Baku, 27 August 1996 (RFE/RL) -- The executive director of the United Nations Drug Control Program (UNDCP) is today participating in an international conference in Baku on drug trafficking. The Vienna-based UNDCP said last week it is increasingly concerned over the development of new drug-trafficking routes through the Caucasus.

Executive Director Giorgio Giacomelli yesterday began a tour of the Caucasus and met Azerbaijan's Interior Minister Ramil Usubov. Giacomelli will also travel to Armenia and Georgia.

New drug-trafficking routes have been identified from Afghanistan and southeast Asia through Azerbaijan, Armenia and Georgia. The drugs then arrive in Turkey, from which they are distributed to western Europe.

The UN provides aid to the Caucasus republics to train police and the judiciary in how to suppress the drug traffic, but the UNDCP says the situation has taken on "alarming proportions," and additional aid has now become urgent.

Large quantities of opium, heroin and hashish are the principal drugs which pass illegally through Central Asia coming from Afghanistan.
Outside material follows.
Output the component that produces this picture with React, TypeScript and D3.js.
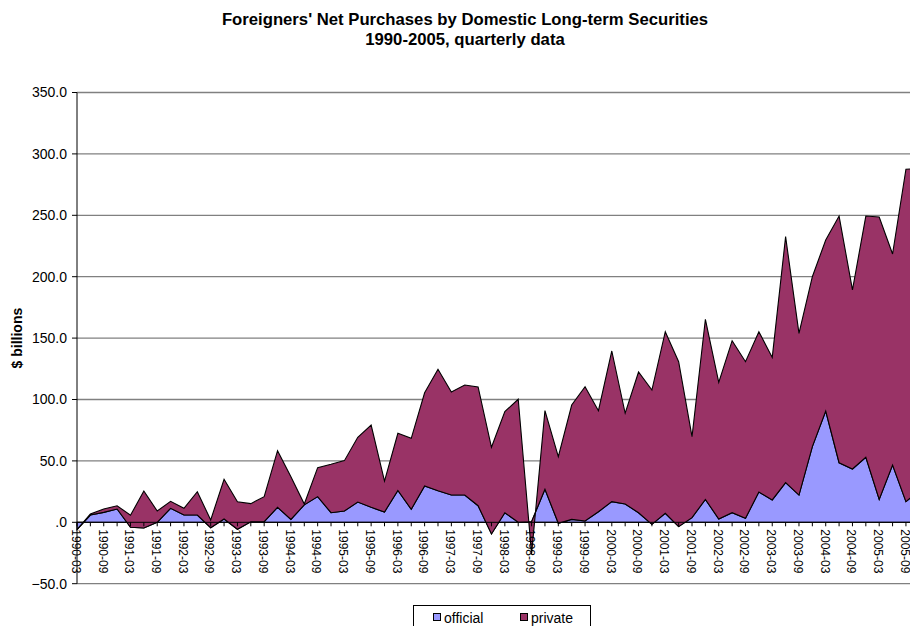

The republics of Central Asia, which are also large poppy producers, have become a prefered route for drugs heading into eastern Europe, particularly Russia, Ukraine and Belarus, the UNDCP statement said.

The illicit cultivation of poppies in Kazakhstan, Kyrgyzstan, Tajikistan, Turkmenistan and Uzbekistan is estimated at some 2,000 hectares -- enough to produce around 30 tons of opium.